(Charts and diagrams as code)
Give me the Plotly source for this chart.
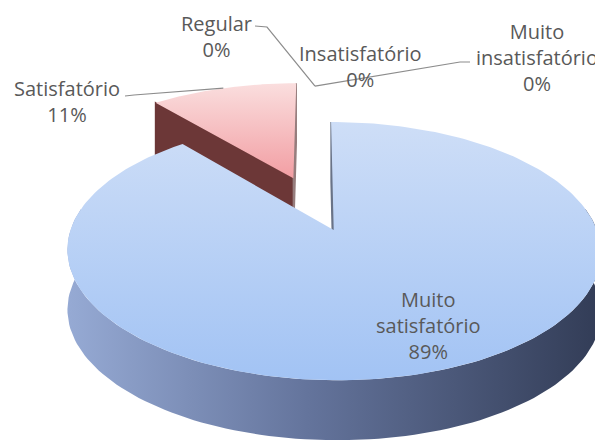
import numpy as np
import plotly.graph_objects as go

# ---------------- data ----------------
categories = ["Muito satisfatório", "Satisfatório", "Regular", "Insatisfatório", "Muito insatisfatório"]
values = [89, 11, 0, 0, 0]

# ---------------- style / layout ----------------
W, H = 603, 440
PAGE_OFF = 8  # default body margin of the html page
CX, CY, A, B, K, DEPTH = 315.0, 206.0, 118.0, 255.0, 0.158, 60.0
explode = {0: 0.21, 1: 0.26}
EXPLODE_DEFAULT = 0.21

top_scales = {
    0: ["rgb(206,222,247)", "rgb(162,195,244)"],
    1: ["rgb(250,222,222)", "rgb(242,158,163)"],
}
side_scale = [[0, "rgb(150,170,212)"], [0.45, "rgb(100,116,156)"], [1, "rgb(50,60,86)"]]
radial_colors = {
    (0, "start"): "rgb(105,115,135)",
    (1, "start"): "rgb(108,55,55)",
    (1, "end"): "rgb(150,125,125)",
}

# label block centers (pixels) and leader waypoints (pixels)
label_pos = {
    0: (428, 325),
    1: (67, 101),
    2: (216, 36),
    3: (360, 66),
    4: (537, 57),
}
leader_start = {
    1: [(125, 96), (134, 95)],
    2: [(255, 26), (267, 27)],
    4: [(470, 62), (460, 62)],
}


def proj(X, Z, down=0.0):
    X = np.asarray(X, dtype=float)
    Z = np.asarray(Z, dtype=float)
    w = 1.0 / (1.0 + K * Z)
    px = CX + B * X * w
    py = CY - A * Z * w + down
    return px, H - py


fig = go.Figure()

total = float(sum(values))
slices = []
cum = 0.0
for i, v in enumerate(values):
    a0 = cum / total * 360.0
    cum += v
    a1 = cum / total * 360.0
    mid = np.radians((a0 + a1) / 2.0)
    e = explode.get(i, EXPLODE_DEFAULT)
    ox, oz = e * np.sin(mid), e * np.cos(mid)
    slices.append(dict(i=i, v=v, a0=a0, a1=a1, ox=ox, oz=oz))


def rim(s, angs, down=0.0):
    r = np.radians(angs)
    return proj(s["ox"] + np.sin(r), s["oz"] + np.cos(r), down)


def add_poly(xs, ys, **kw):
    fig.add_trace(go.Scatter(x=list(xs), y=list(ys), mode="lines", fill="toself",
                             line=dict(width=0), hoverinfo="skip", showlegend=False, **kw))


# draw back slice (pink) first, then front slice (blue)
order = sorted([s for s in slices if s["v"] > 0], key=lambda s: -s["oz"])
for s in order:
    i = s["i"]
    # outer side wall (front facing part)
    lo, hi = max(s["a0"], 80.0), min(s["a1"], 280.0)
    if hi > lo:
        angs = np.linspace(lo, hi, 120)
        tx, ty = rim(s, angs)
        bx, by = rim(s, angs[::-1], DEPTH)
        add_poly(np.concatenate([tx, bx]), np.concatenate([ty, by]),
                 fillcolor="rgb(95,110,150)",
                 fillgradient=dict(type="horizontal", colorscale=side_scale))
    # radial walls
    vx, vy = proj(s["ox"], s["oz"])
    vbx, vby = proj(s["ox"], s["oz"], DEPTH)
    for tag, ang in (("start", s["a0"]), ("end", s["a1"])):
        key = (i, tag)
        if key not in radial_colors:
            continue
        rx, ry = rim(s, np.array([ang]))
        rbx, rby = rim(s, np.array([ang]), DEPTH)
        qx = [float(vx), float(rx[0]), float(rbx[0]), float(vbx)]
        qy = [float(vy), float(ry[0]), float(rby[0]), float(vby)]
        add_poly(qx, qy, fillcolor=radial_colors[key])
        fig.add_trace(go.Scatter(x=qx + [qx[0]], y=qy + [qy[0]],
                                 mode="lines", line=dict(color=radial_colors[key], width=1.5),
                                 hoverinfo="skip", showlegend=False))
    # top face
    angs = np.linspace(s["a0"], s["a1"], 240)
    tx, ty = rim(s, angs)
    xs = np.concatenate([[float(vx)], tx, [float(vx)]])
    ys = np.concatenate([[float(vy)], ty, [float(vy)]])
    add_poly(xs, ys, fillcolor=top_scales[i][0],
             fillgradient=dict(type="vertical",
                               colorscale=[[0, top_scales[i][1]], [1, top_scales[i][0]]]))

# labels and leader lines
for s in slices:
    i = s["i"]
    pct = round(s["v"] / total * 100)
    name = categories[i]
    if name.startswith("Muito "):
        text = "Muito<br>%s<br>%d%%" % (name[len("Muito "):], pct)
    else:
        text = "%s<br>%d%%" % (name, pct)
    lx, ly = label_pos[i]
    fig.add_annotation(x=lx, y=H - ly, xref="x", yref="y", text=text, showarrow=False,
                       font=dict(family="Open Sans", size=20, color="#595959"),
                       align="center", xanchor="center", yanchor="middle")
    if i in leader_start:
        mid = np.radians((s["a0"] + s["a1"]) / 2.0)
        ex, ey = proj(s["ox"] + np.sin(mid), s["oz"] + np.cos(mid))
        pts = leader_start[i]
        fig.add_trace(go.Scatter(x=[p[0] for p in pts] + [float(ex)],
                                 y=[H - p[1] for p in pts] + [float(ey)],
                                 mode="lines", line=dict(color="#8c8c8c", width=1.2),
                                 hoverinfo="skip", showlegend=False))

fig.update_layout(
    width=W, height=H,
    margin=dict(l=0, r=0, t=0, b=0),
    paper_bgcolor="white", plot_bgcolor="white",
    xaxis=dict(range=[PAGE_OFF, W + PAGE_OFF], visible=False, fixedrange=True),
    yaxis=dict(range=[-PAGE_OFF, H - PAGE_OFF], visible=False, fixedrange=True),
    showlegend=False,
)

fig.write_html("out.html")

==

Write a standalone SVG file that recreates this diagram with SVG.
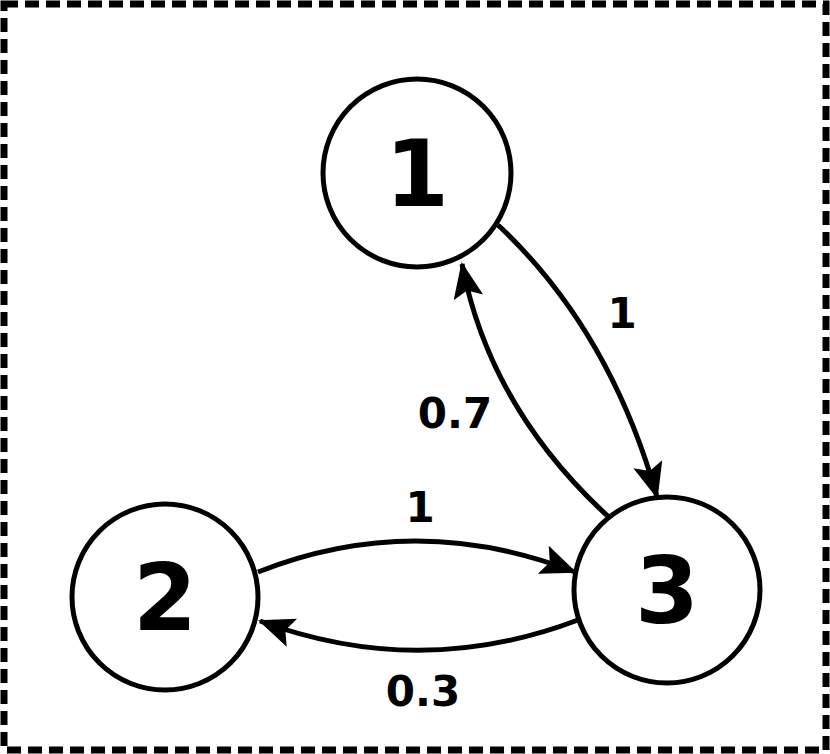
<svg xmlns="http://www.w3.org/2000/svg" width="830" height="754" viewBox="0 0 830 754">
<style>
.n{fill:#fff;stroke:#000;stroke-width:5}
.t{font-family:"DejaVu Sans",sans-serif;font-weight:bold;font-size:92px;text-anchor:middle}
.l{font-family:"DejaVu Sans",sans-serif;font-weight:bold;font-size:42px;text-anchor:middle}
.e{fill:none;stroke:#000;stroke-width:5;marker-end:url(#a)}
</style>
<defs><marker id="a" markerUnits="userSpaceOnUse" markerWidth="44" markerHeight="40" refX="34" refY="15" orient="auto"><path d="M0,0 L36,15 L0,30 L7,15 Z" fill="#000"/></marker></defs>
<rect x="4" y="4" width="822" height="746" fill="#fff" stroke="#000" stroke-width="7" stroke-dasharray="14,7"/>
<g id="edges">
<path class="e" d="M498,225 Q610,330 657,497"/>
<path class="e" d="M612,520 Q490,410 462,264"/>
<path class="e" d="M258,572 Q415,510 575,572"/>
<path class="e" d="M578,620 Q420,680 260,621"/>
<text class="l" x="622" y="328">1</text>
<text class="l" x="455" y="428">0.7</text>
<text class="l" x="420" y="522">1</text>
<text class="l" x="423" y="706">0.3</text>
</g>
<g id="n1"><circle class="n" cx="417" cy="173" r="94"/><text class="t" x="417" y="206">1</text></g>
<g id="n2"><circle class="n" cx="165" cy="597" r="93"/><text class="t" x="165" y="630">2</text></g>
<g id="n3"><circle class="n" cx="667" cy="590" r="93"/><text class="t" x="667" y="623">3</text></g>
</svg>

§ DIRECTIONS FOR THIS TASK
From the records above, copy exactly the stretch from the line holding "Give me the Plotly source for this chart." through the line holding "slices.append(dict(i=i, v=v, a0=a0, a1=a1, ox=ox, oz=oz))", both ends included, without the pictures.

§ THE REPLY
Give me the Plotly source for this chart.
import numpy as np
import plotly.graph_objects as go

# ---------------- data ----------------
categories = ["Muito satisfatório", "Satisfatório", "Regular", "Insatisfatório", "Muito insatisfatório"]
values = [89, 11, 0, 0, 0]

# ---------------- style / layout ----------------
W, H = 603, 440
PAGE_OFF = 8  # default body margin of the html page
CX, CY, A, B, K, DEPTH = 315.0, 206.0, 118.0, 255.0, 0.158, 60.0
explode = {0: 0.21, 1: 0.26}
EXPLODE_DEFAULT = 0.21

top_scales = {
    0: ["rgb(206,222,247)", "rgb(162,195,244)"],
    1: ["rgb(250,222,222)", "rgb(242,158,163)"],
}
side_scale = [[0, "rgb(150,170,212)"], [0.45, "rgb(100,116,156)"], [1, "rgb(50,60,86)"]]
radial_colors = {
    (0, "start"): "rgb(105,115,135)",
    (1, "start"): "rgb(108,55,55)",
    (1, "end"): "rgb(150,125,125)",
}

# label block centers (pixels) and leader waypoints (pixels)
label_pos = {
    0: (428, 325),
    1: (67, 101),
    2: (216, 36),
    3: (360, 66),
    4: (537, 57),
}
leader_start = {
    1: [(125, 96), (134, 95)],
    2: [(255, 26), (267, 27)],
    4: [(470, 62), (460, 62)],
}


def proj(X, Z, down=0.0):
    X = np.asarray(X, dtype=float)
    Z = np.asarray(Z, dtype=float)
    w = 1.0 / (1.0 + K * Z)
    px = CX + B * X * w
    py = CY - A * Z * w + down
    return px, H - py


fig = go.Figure()

total = float(sum(values))
slices = []
cum = 0.0
for i, v in enumerate(values):
    a0 = cum / total * 360.0
    cum += v
    a1 = cum / total * 360.0
    mid = np.radians((a0 + a1) / 2.0)
    e = explode.get(i, EXPLODE_DEFAULT)
    ox, oz = e * np.sin(mid), e * np.cos(mid)
    slices.append(dict(i=i, v=v, a0=a0, a1=a1, ox=ox, oz=oz))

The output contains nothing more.